#### What you have to do:
Extract every line of the material below and reproduce it faithfully.
══ Supplied information
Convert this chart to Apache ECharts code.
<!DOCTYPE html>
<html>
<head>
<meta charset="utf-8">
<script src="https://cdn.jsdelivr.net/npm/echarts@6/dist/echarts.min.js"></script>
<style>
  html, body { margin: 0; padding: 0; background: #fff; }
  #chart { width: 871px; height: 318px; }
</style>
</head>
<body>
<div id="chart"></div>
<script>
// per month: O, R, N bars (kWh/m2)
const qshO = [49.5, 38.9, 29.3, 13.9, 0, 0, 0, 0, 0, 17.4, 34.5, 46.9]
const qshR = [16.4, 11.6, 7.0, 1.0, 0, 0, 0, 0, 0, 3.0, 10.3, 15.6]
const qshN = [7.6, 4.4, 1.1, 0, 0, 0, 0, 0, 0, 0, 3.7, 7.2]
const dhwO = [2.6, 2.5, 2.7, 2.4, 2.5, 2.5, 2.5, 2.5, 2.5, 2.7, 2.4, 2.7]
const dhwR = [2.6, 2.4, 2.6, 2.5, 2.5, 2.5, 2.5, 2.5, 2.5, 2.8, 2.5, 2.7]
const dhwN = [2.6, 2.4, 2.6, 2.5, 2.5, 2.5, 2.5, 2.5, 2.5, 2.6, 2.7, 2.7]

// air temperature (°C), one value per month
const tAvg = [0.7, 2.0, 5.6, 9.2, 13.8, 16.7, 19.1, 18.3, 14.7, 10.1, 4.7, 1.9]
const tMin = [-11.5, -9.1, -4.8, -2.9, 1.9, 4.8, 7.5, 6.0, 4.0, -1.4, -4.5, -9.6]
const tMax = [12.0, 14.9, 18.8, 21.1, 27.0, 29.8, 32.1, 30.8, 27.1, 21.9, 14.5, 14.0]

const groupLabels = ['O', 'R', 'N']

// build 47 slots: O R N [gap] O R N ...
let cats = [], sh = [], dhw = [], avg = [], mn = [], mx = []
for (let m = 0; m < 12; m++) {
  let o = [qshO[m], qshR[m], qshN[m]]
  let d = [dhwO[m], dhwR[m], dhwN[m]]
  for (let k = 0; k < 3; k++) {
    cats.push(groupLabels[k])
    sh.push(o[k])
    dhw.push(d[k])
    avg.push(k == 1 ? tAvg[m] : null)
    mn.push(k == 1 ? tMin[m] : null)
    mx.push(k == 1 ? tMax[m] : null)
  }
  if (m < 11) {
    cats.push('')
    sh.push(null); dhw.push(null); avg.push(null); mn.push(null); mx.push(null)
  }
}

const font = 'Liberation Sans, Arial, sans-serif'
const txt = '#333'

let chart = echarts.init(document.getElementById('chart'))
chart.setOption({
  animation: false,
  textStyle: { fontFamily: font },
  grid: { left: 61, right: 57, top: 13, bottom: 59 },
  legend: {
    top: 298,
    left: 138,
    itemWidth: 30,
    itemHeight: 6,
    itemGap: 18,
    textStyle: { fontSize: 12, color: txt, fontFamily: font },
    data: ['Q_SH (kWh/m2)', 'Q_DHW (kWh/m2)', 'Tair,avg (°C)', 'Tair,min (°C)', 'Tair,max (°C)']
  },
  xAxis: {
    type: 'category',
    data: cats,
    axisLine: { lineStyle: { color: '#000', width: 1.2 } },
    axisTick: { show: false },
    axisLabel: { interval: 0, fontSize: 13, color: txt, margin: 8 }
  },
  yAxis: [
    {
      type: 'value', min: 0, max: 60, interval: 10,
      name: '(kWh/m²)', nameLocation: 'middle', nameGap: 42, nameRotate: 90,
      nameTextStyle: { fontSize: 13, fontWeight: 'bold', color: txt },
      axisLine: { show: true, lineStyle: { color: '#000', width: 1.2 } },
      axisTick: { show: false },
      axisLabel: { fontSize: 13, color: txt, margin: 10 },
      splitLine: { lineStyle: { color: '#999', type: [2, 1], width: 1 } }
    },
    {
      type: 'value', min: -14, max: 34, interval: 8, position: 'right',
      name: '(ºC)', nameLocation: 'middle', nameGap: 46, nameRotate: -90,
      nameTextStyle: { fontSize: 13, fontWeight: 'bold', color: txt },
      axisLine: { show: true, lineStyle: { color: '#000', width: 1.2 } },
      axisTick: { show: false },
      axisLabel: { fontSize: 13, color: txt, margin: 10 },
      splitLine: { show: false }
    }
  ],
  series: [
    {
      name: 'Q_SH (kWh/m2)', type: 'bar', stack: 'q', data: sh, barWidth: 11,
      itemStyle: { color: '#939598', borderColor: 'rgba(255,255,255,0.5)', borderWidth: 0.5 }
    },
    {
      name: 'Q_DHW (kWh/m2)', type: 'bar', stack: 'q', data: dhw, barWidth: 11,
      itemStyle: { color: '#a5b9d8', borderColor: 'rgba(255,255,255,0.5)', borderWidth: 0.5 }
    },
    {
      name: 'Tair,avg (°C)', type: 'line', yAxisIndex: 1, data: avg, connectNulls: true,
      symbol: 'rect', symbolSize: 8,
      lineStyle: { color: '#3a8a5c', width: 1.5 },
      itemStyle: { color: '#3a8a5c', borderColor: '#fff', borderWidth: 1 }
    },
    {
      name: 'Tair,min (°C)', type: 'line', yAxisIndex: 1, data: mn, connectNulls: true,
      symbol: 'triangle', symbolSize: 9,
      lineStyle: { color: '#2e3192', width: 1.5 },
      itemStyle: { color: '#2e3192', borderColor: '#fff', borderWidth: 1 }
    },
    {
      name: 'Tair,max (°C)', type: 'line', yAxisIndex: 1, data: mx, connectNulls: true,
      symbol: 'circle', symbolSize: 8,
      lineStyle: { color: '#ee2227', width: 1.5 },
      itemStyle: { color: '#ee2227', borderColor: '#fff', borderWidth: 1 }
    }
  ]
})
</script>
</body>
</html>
════
#### Written answer:
Convert this chart to Apache ECharts code.
<!DOCTYPE html>
<html>
<head>
<meta charset="utf-8">
<script src="https://cdn.jsdelivr.net/npm/echarts@6/dist/echarts.min.js"></script>
<style>
  html, body { margin: 0; padding: 0; background: #fff; }
  #chart { width: 871px; height: 318px; }
</style>
</head>
<body>
<div id="chart"></div>
<script>
// per month: O, R, N bars (kWh/m2)
const qshO = [49.5, 38.9, 29.3, 13.9, 0, 0, 0, 0, 0, 17.4, 34.5, 46.9]
const qshR = [16.4, 11.6, 7.0, 1.0, 0, 0, 0, 0, 0, 3.0, 10.3, 15.6]
const qshN = [7.6, 4.4, 1.1, 0, 0, 0, 0, 0, 0, 0, 3.7, 7.2]
const dhwO = [2.6, 2.5, 2.7, 2.4, 2.5, 2.5, 2.5, 2.5, 2.5, 2.7, 2.4, 2.7]
const dhwR = [2.6, 2.4, 2.6, 2.5, 2.5, 2.5, 2.5, 2.5, 2.5, 2.8, 2.5, 2.7]
const dhwN = [2.6, 2.4, 2.6, 2.5, 2.5, 2.5, 2.5, 2.5, 2.5, 2.6, 2.7, 2.7]

// air temperature (°C), one value per month
const tAvg = [0.7, 2.0, 5.6, 9.2, 13.8, 16.7, 19.1, 18.3, 14.7, 10.1, 4.7, 1.9]
const tMin = [-11.5, -9.1, -4.8, -2.9, 1.9, 4.8, 7.5, 6.0, 4.0, -1.4, -4.5, -9.6]
const tMax = [12.0, 14.9, 18.8, 21.1, 27.0, 29.8, 32.1, 30.8, 27.1, 21.9, 14.5, 14.0]

const groupLabels = ['O', 'R', 'N']

// build 47 slots: O R N [gap] O R N ...
let cats = [], sh = [], dhw = [], avg = [], mn = [], mx = []
for (let m = 0; m < 12; m++) {
  let o = [qshO[m], qshR[m], qshN[m]]
  let d = [dhwO[m], dhwR[m], dhwN[m]]
  for (let k = 0; k < 3; k++) {
    cats.push(groupLabels[k])
    sh.push(o[k])
    dhw.push(d[k])
    avg.push(k == 1 ? tAvg[m] : null)
    mn.push(k == 1 ? tMin[m] : null)
    mx.push(k == 1 ? tMax[m] : null)
  }
  if (m < 11) {
    cats.push('')
    sh.push(null); dhw.push(null); avg.push(null); mn.push(null); mx.push(null)
  }
}

const font = 'Liberation Sans, Arial, sans-serif'
const txt = '#333'

let chart = echarts.init(document.getElementById('chart'))
chart.setOption({
  animation: false,
  textStyle: { fontFamily: font },
  grid: { left: 61, right: 57, top: 13, bottom: 59 },
  legend: {
    top: 298,
    left: 138,
    itemWidth: 30,
    itemHeight: 6,
    itemGap: 18,
    textStyle: { fontSize: 12, color: txt, fontFamily: font },
    data: ['Q_SH (kWh/m2)', 'Q_DHW (kWh/m2)', 'Tair,avg (°C)', 'Tair,min (°C)', 'Tair,max (°C)']
  },
  xAxis: {
    type: 'category',
    data: cats,
    axisLine: { lineStyle: { color: '#000', width: 1.2 } },
    axisTick: { show: false },
    axisLabel: { interval: 0, fontSize: 13, color: txt, margin: 8 }
  },
  yAxis: [
    {
      type: 'value', min: 0, max: 60, interval: 10,
      name: '(kWh/m²)', nameLocation: 'middle', nameGap: 42, nameRotate: 90,
      nameTextStyle: { fontSize: 13, fontWeight: 'bold', color: txt },
      axisLine: { show: true, lineStyle: { color: '#000', width: 1.2 } },
      axisTick: { show: false },
      axisLabel: { fontSize: 13, color: txt, margin: 10 },
      splitLine: { lineStyle: { color: '#999', type: [2, 1], width: 1 } }
    },
    {
      type: 'value', min: -14, max: 34, interval: 8, position: 'right',
      name: '(ºC)', nameLocation: 'middle', nameGap: 46, nameRotate: -90,
      nameTextStyle: { fontSize: 13, fontWeight: 'bold', color: txt },
      axisLine: { show: true, lineStyle: { color: '#000', width: 1.2 } },
      axisTick: { show: false },
      axisLabel: { fontSize: 13, color: txt, margin: 10 },
      splitLine: { show: false }
    }
  ],
  series: [
    {
      name: 'Q_SH (kWh/m2)', type: 'bar', stack: 'q', data: sh, barWidth: 11,
      itemStyle: { color: '#939598', borderColor: 'rgba(255,255,255,0.5)', borderWidth: 0.5 }
    },
    {
      name: 'Q_DHW (kWh/m2)', type: 'bar', stack: 'q', data: dhw, barWidth: 11,
      itemStyle: { color: '#a5b9d8', borderColor: 'rgba(255,255,255,0.5)', borderWidth: 0.5 }
    },
    {
      name: 'Tair,avg (°C)', type: 'line', yAxisIndex: 1, data: avg, connectNulls: true,
      symbol: 'rect', symbolSize: 8,
      lineStyle: { color: '#3a8a5c', width: 1.5 },
      itemStyle: { color: '#3a8a5c', borderColor: '#fff', borderWidth: 1 }
    },
    {
      name: 'Tair,min (°C)', type: 'line', yAxisIndex: 1, data: mn, connectNulls: true,
      symbol: 'triangle', symbolSize: 9,
      lineStyle: { color: '#2e3192', width: 1.5 },
      itemStyle: { color: '#2e3192', borderColor: '#fff', borderWidth: 1 }
    },
    {
      name: 'Tair,max (°C)', type: 'line', yAxisIndex: 1, data: mx, connectNulls: true,
      symbol: 'circle', symbolSize: 8,
      lineStyle: { color: '#ee2227', width: 1.5 },
      itemStyle: { color: '#ee2227', borderColor: '#fff', borderWidth: 1 }
    }
  ]
})
</script>
</body>
</html>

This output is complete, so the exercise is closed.